If you're 100% accurate and you still lose, it's a game of chance.


Every winner will have made a skillful shot, hence a skillful shot is required to win. It's a combination of both therefore you obviously can't claim no skill is required at all. Nobody says that a slot machine is a game of skill because nobody considers having the coordination to pull a level to be a skillful attribute.


Moat losers will have made an equally skillful shot, and the ratio of losers to winners is >> 100 : 1 because that's what the device has been programmed to do.


Nobody said that skill was sufficient to win, I am simply pointing out the obvious fact that it's still required (in response to nkrisc who claimed that no skill was required at all, only luck).


My point is the skill component doesn’t matter if it’s ultimately down to luck.


It does matter. A person with skill has a higher probability of winning than someone without skill. There are two sequential checks... first, the check that the user is not in control of, the "will the game let you win" check, then the "did the player use enough skill to win?" check.

Let's say the game only allows 1/100 tries to have the chance to win.
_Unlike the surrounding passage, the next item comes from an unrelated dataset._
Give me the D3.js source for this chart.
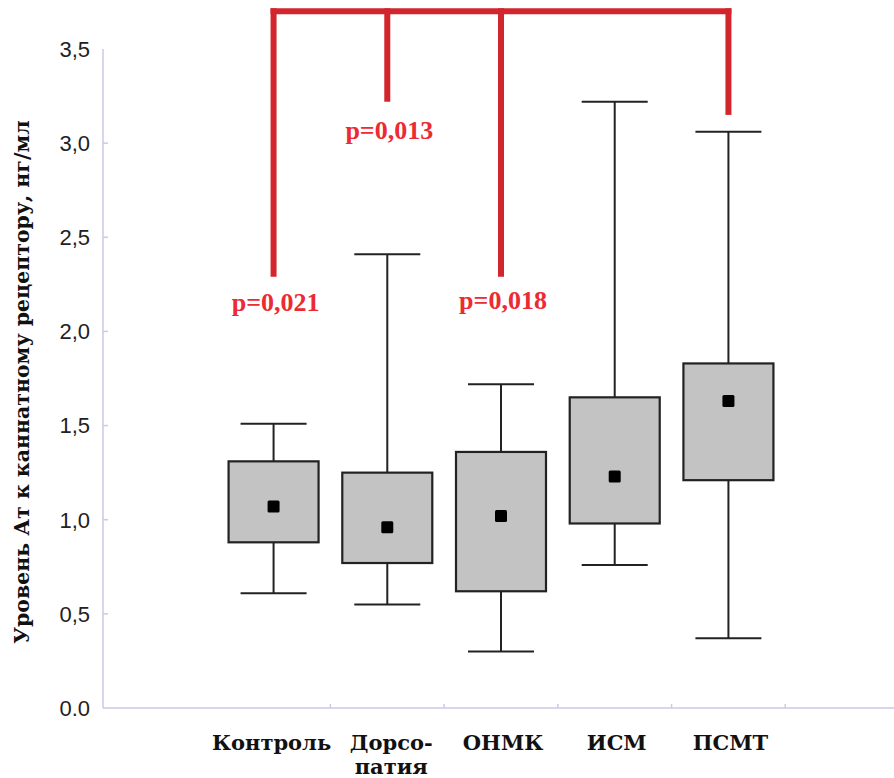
<!DOCTYPE html>
<html>
<head>
<meta charset="utf-8">
<script src="https://cdn.jsdelivr.net/npm/d3@7"></script>
<style>
  body { margin: 0; background: #fff; }
  svg { display: block; }
</style>
</head>
<body>
<script>
(function () {
  'use strict';

  // group names (Дорсопатия is split in two lines on the chart)
  const groups = ["Контроль", "Дорсо-|патия", "ОНМК", "ИСМ", "ПСМТ"];
  const whiskerLow = [0.61, 0.55, 0.30, 0.76, 0.37];
  const q1 = [0.88, 0.77, 0.62, 0.98, 1.21];
  const mean = [1.07, 0.96, 1.02, 1.23, 1.63];
  const q3 = [1.31, 1.25, 1.36, 1.65, 1.83];
  const whiskerHigh = [1.51, 2.41, 1.72, 3.22, 3.06];

  const yTicks = [0, 0.5, 1, 1.5, 2, 2.5, 3, 3.5];

  // significance bracket: top level and where each leg ends (null = no leg)
  const bracketTop = 3.70;
  const bracketLegs = [2.29, 3.22, 2.29, null, 3.15];
  const pLabels = [
    { group: 0, text: "p=0,021", value: 2.11 },
    { group: 1, text: "p=0,013", value: 3.02 },
    { group: 2, text: "p=0,018", value: 2.12 }
  ];

  const yTitle = "Уровень Ат к каннатному рецептору, нг/мл";

  const width = 894, height = 778;
  const red = "#d2252d";
  const serif = "'Liberation Serif', 'Times New Roman', serif";
  const cyrSerif = "'DejaVu Serif', serif";

  const svg = d3.select("body").append("svg")
    .attr("width", width)
    .attr("height", height);

  // 7 slots: an empty one on each side of the five groups
  const slots = d3.range(groups.length + 2);
  const x = d3.scaleBand().domain(slots).range([103, 899]).padding(0);
  const cx = i => x(i + 1) + x.bandwidth() / 2;

  const y = d3.scaleLinear().domain([0, 3.5]).range([708, 49]);

  // axes
  const axisColor = "#c9c9e8";
  svg.append("line")
    .attr("x1", 103).attr("x2", 103)
    .attr("y1", y(3.5)).attr("y2", y(0))
    .attr("stroke", axisColor).attr("stroke-width", 1.5);
  svg.append("line")
    .attr("x1", 103).attr("x2", width)
    .attr("y1", y(0)).attr("y2", y(0))
    .attr("stroke", axisColor).attr("stroke-width", 1.5);

  svg.selectAll(".ytick").data(yTicks.filter(d => d > 0 && d < 3.5))
    .enter().append("line")
      .attr("x1", 103).attr("x2", 108)
      .attr("y1", d => y(d)).attr("y2", d => y(d))
      .attr("stroke", axisColor).attr("stroke-width", 1.5);

  svg.selectAll(".xtick").data(slots.slice(2))
    .enter().append("line")
      .attr("x1", d => x(d)).attr("x2", d => x(d))
      .attr("y1", y(0) - 4).attr("y2", y(0))
      .attr("stroke", axisColor).attr("stroke-width", 1.5);

  svg.selectAll(".ylab").data(yTicks)
    .enter().append("text")
      .attr("x", 90)
      .attr("y", d => y(d))
      .attr("dy", "0.36em")
      .attr("text-anchor", "end")
      .attr("font-family", "'Liberation Sans', Arial, sans-serif")
      .attr("font-size", 22)
      .attr("fill", "#222")
      .text(d => d === 0 ? "0.0" : d.toFixed(1).replace(".", ","));

  svg.append("text")
    .attr("transform", "translate(29," + 382 + ")rotate(-90)")
    .attr("text-anchor", "middle")
    .attr("font-family", cyrSerif)
    .attr("font-weight", "bold")
    .attr("font-size", 20.5)
    .attr("fill", "#111")
    .text(yTitle);

  // x labels
  const xl = svg.selectAll(".xlab").data(groups)
    .enter().append("text")
      .attr("text-anchor", "middle")
      .attr("font-family", cyrSerif)
      .attr("font-weight", "bold")
      .attr("font-size", 21)
      .attr("fill", "#111");
  xl.each(function (d, i) {
    d.split("|").forEach((part, k) => {
      d3.select(this).append("tspan")
        .attr("x", cx(i) + (i === 0 ? -2 : i === 1 ? 4 : 2))
        .attr("y", 750 + k * 24)
        .text(part);
    });
  });

  // boxes
  const boxW = 90, capW = 66;
  const g = svg.selectAll(".box").data(groups)
    .enter().append("g");

  g.append("line")
    .attr("x1", (d, i) => cx(i)).attr("x2", (d, i) => cx(i))
    .attr("y1", (d, i) => y(whiskerHigh[i])).attr("y2", (d, i) => y(whiskerLow[i]))
    .attr("stroke", "#222").attr("stroke-width", 2);
  [whiskerHigh, whiskerLow].forEach(arr => {
    g.append("line")
      .attr("x1", (d, i) => cx(i) - capW / 2).attr("x2", (d, i) => cx(i) + capW / 2)
      .attr("y1", (d, i) => y(arr[i])).attr("y2", (d, i) => y(arr[i]))
      .attr("stroke", "#222").attr("stroke-width", 2);
  });
  g.append("rect")
    .attr("x", (d, i) => cx(i) - boxW / 2)
    .attr("width", boxW)
    .attr("y", (d, i) => y(q3[i]))
    .attr("height", (d, i) => y(q1[i]) - y(q3[i]))
    .attr("fill", "#c3c3c3")
    .attr("stroke", "#222").attr("stroke-width", 2.2);
  g.append("rect")
    .attr("x", (d, i) => cx(i) - 6)
    .attr("y", (d, i) => y(mean[i]) - 6)
    .attr("width", 12).attr("height", 12)
    .attr("rx", 1.5)
    .attr("fill", "#000");

  // significance bracket
  const legIdx = bracketLegs.map((v, i) => i).filter(i => bracketLegs[i] !== null);
  svg.append("line")
    .attr("x1", cx(legIdx[0]) - 3).attr("x2", cx(legIdx[legIdx.length - 1]) + 3)
    .attr("y1", y(bracketTop)).attr("y2", y(bracketTop))
    .attr("stroke", red).attr("stroke-width", 6);
  svg.selectAll(".leg").data(legIdx)
    .enter().append("line")
      .attr("x1", i => cx(i)).attr("x2", i => cx(i))
      .attr("y1", y(bracketTop) - 3).attr("y2", i => y(bracketLegs[i]))
      .attr("stroke", red).attr("stroke-width", 6);

  svg.selectAll(".plab").data(pLabels)
    .enter().append("text")
      .attr("x", d => cx(d.group) + 2)
      .attr("y", d => y(d.value))
      .attr("text-anchor", "middle")
      .attr("font-family", serif)
      .attr("font-weight", "bold")
      .attr("font-size", 26)
      .attr("fill", "#ec2a33")
      .text(d => d.text);
}());
</script>
</body>
</html>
Player A has the skill to win 50% of the time, player B 25%.

Player A will end up winning 1/200 times, while player B will win 1/400.

Skill matters.


One gives you a chance to win when you are skillful. If you are skillful enough, you will win eventually just by chance.

The other may never pay out even if you are 100% accurate.

This is a big difference.


Your "big" difference is useless and changes nothing to the topic at hand. Nkrisc claimed that no skill was required at all, only luck, which is clearly false. I was just pointing out this obvious fact. Nice strawman attempt though.


Okay, I can accept that. But poker is still considered gambling, and we wouldn't allow arcade owners to target poker games at children. Why should this be allowed?


I 100% think this is a gambling game and should be outlawed in places gambling is illegal.

I was only saying that there is skill involved. Gaming laws never classify gambling games as those that require zero skill. Otherwise, poker, blackjack, even craps wouldn't be gambling, because all bets do not have the same odds, and therefore skilled players do better than unskilled.


Poker isn't necessarily considered gambling. It is one reason why some places, like California, have poker rooms.


> Poker isn't necessarily considered gambling

Yes it is.

> It is one reason why some places, like California, have poker rooms.

No, that's because some instances of gambling involving betting against other players are sometimes selectively regulated differently than betting against the house. Its the same reason some places, like, again, California, that prohibit casino gambling allow parimutuel betting on horse races.


California also has legal poker rooms.